Pumpkin pie may reign supreme on Thanksgiving, but the true hero of the dessert table is pecan pie. Unlike its gourd-based friend that falls out of favor after the holiday season, pecan pie remains a popular dessert year-round.
The American-born dessert’s origins date back to the late 19th century, and the recipe has remained largely unchanged since its creation. Here’s a look into the origins of pecan pie and how it’s climbed to a position of prominence on Thanksgiving tables across the country.
Where did pecan pie originate?
Pecan pie is an American creation. Pecans are native to North America; the nuts were propagated by Native Americans as far north as Illinois and the southern part of Iowa, according to Edgar Rose, a former engineer and self-made pecan pie expert who lives in Illinois.
Pecans grew along areas watered by the Mississippi River, spreading a bit to the east into Alabama. Following the Civil War, commercial developers brought in a few varieties of pecans to grow in Georgia (the state is now the main commercial grower of pecans in the U.S.). Grafted pecan trees also became prevalent in Louisiana in the mid to late 1800s. The name of the nut itself is derived from the French word pacane, which is taken from the Algonquian word for “nut.” That may help explain why some believe the French invented the pecan pie after settling in New Orleans, though there’s seemingly little evidence to support that.
“Once people had pecans, they started using them for baking,” Rose says. The earliest printed pecan recipes began popping up in Texas cookbooks in 1870s and 1880s; the first recipe that most closely resembles what we know today as pecan pie was published in 1898 in a church charity cookbook in St. Louis, but it was sent in by a Texas woman.
By the beginning of the 20th century, recipes for pecan pie had started appearing outside of Texas, but the pie wouldn’t surge in popularity until the mid-1920s. That’s when the manufacturer of Karo syrup began printing a recipe for pecan pie on cans of the product, as James McWilliams noted in The Pecan: A History of America's Native Nut. Wide distribution of Karo syrup introduced many people to pecan pie, who found it was quite simple to make.

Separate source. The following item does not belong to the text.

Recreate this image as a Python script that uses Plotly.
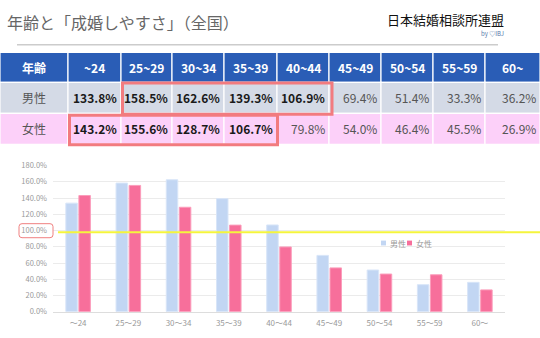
import plotly.graph_objects as go

# ---------------- data ----------------
ages_table = ["~24", "25~29", "30~34", "35~39", "40~44", "45~49", "50~54", "55~59", "60~"]
ages_axis = ["～24", "25～29", "30～34", "35～39", "40～44", "45～49", "50～54", "55～59", "60～"]
male = [133.8, 158.5, 162.6, 139.3, 106.9, 69.4, 51.4, 33.3, 36.2]
female = [143.2, 155.6, 128.7, 106.7, 79.8, 54.0, 46.4, 45.5, 26.9]
series_names = ["男性", "女性"]
header_label = "年齢"
title_text = "年齢と「成婚しやすさ」（全国）"
logo_text = "日本結婚相談所連盟"
logo_sub = "by ♡IBJ"
y_ticks = [0, 20, 40, 60, 80, 100, 120, 140, 160, 180]
ref_level = 98

W, H = 540, 338
FONT = "Noto Sans CJK JP"
MALE_C = "#c2d6f3"
FEMALE_C = "#f76f9b"
series_colors = [MALE_C, FEMALE_C]


def px(x):
    return x / W


def py(y):
    return 1 - y / H


fig = go.Figure()
fig.add_trace(go.Bar(x=ages_axis, y=male, name=series_names[0], showlegend=False,
                     marker=dict(color=MALE_C, line=dict(color="#d8e5f8", width=1))))
fig.add_trace(go.Bar(x=ages_axis, y=female, name=series_names[1], showlegend=False,
                     marker=dict(color=FEMALE_C, line=dict(color="#fb9dbb", width=1))))

shapes = []
annos = []

# title + logo
annos.append(dict(x=px(5), y=py(17), xref="paper", yref="paper", text=title_text,
                  showarrow=False, xanchor="left", yanchor="middle",
                  font=dict(family=FONT, size=16, color="#666666")))
annos.append(dict(x=px(506), y=py(14), xref="paper", yref="paper", text=logo_text,
                  showarrow=False, xanchor="right", yanchor="middle",
                  font=dict(family=FONT, size=13, color="#111111")))
annos.append(dict(x=px(506), y=py(28), xref="paper", yref="paper", text=logo_sub,
                  showarrow=False, xanchor="right", yanchor="middle",
                  font=dict(family=FONT, size=6, color="#5577aa")))
shapes.append(dict(type="line", xref="paper", yref="paper", x0=px(17), x1=px(498),
                   y0=py(40), y1=py(40), line=dict(color="#cccccc", width=1.5)))

# table geometry
col_edges = [0, 68, 121, 172, 224, 277, 329, 381, 433, 485, 540]
row_edges = [48, 79, 111, 143]
row_fill = ["#2a5db6", "#d4dae6", "#fcd0f9"]

for r in range(3):
    for c in range(10):
        shapes.append(dict(type="rect", xref="paper", yref="paper",
                           x0=px(col_edges[c]), x1=px(col_edges[c + 1]),
                           y0=py(row_edges[r]), y1=py(row_edges[r + 1]),
                           fillcolor=row_fill[r], line=dict(color="white", width=1.2),
                           layer="below"))

# header texts
hdr = [header_label] + ages_table
for c, t in enumerate(hdr):
    annos.append(dict(x=px((col_edges[c] + col_edges[c + 1]) / 2), y=py((row_edges[0] + row_edges[1]) / 2),
                      xref="paper", yref="paper", text="<b>%s</b>" % t, showarrow=False,
                      xanchor="center", yanchor="middle",
                      font=dict(family=FONT, size=12, color="white")))

for r, (lab, vals) in enumerate([(series_names[0], male), (series_names[1], female)]):
    yc = py((row_edges[r + 1] + row_edges[r + 2]) / 2)
    annos.append(dict(x=px(34), y=yc, xref="paper", yref="paper", text=lab, showarrow=False,
                      xanchor="center", yanchor="middle",
                      font=dict(family=FONT, size=12, color="#555555")))
    for c, v in enumerate(vals):
        txt = "%.1f%%" % v
        if v > 100:
            txt = "<b>%s</b>" % txt
            col = "#1a1a1a"
        else:
            col = "#555555"
        annos.append(dict(x=px(col_edges[c + 2] - 2), y=yc, xref="paper", yref="paper", text=txt,
                          showarrow=False, xanchor="right", yanchor="middle",
                          font=dict(family=FONT, size=12, color=col)))

# red highlight boxes
RED = "#f27b7f"
shapes.append(dict(type="rect", xref="paper", yref="paper", x0=px(122.5), x1=px(332),
                   y0=py(79.5), y1=py(112), line=dict(color=RED, width=3)))
shapes.append(dict(type="rect", xref="paper", yref="paper", x0=px(69.5), x1=px(277.5),
                   y0=py(113), y1=py(143.5), line=dict(color=RED, width=3)))

# reference line (yellow)
shapes.append(dict(type="line", xref="paper", yref="y", x0=px(58), x1=1,
                   y0=ref_level, y1=ref_level, line=dict(color="#f5f53c", width=2), layer="above"))

# rounded box around 100% label
x0, x1, y0, y1, rr = 19, 53, 225, 239.5, 3
path = ("M {a},{b} L {c},{b} Q {d},{b} {d},{e} L {d},{f} Q {d},{g} {c},{g} "
        "L {a},{g} Q {h},{g} {h},{f} L {h},{e} Q {h},{b} {a},{b} Z").format(
    a=px(x0 + rr), b=py(y0), c=px(x1 - rr), d=px(x1), e=py(y0 + rr), f=py(y1 - rr),
    g=py(y1), h=px(x0))
shapes.append(dict(type="path", xref="paper", yref="paper", path=path,
                   line=dict(color="#f08080", width=1)))

# compact legend
leg_x = [381, 407]
for name, colr, lx in zip(series_names, series_colors, leg_x):
    shapes.append(dict(type="rect", xref="paper", yref="paper", x0=px(lx), x1=px(lx + 5),
                       y0=py(242.5), y1=py(247.5), fillcolor=colr, line=dict(width=0)))
    annos.append(dict(x=px(lx + 7), y=py(245), xref="paper", yref="paper", text=name,
                      showarrow=False, xanchor="left", yanchor="middle",
                      font=dict(family=FONT, size=8, color="#999999")))

fig.update_layout(
    width=W, height=H, autosize=False,
    margin=dict(l=0, r=0, t=0, b=0),
    paper_bgcolor="white", plot_bgcolor="white",
    font=dict(family=FONT, color="#999999"),
    barmode="group", bargap=0.48, bargroupgap=0.12,
    shapes=shapes, annotations=annos,
    showlegend=False,
    xaxis=dict(domain=[px(53), px(505)], showgrid=False, showline=True, linecolor="#dddddd",
               linewidth=1, ticks="", tickfont=dict(family=FONT, size=8, color="#999999"),
               ticklabelstandoff=4, fixedrange=True),
    yaxis=dict(domain=[py(316), py(165)], range=[0, 180], tickvals=y_ticks,
               ticktext=["%.1f%%" % v for v in y_ticks],
               showgrid=True, gridcolor="#ebebeb", gridwidth=1, zeroline=False,
               ticks="", tickfont=dict(family=FONT, size=7.5, color="#999999"),
               ticklabelstandoff=5, fixedrange=True),
)

fig.write_html("out.html")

“That is why, to this day, most of the recipes for pecan pie still use Karo syrup,” Rose explains.
What are the typical ingredients in a pecan pie?
Technically classified as a “sugar pie,” the classic pecan pie recipe promulgated by the makers of Karo syrup uses a cup of the product in the mixture, along with eggs, sugar, butter, vanilla extract, and of course, pecans. Alternatives for Karo syrup include brown sugar and molasses, and some recipes add bourbon, rum, or whiskey into the mix. Pecan pie is nearly always baked in a traditional pie crust verses a crumble crust or a cookie crust.
Are there regional variations on the pie?
As with any classic dish, near-countless variations have emerged. Popular additions to the traditional pecan pie include bourbon, whiskey, shredded coconut, and chocolate. There are also pecan pie-cheesecake hybrids, pecan hand pies, and, strangely enough, pseudo-healthy versions involving chia seeds. Molasses or brown sugar sometimes serve as a substitute for the corn syrup, an ingredient that’s gotten a bad rap from nutrition advocates in recent years.
Since the recipe for pecan pie is so simple, there are really no stark regional divides when it comes to method or ingredients. Sweetness, however, is a different story: Rose generally finds folks from south of the Mason-Dixon Line prefer their pies on the sweeter side, relaying an old Southern baker’s credo that a pie should be “sweet enough so that the fillings in your teeth hurt.”
What makes it gooey?
The dense combination of butter, sugar, corn syrup, and eggs create the gooey interior of pecan pie, which complements the crispiness of the top layer. While baking, the pecans rise to the top, leaving a gooey layer of sugary custard below. .
How have recipes for pecan pie evolved over the years?
Early 20th century recipes for pecan pie occasionally contained items such as milk and raisins, but once the Karo syrup recipe spread across the country, the ingredients changed little (barring personal tweaks and individual preferences). The majority of pecan pie recipes published today are still based on the traditional Karo syrup recipe.
How did it become a Thanksgiving staple?
With the advent of corn syrup and a pecan surplus, the popularity of the pies spread across the country. Pecan harvesting begins in late September and extends into November, making the timing just right to fuel pecan pie baking for the holiday.
How do you really pronounce pecan?
Pronunciation surveys have yielded as many as four variants on the pronunciation of pecan: pee-KAHN, pick-KAHN, PEE-can, and PEE-kahn. Rose has his own thoughts though, taken from an experience at a restaurant in Georgia, where a waitress informed him: “Over here, we don’t call it ‘pee-can’ pie. To us, a pecan is something that long distance truckers use when they don’t want to make many stops. We call it ‘pick-kahn’.”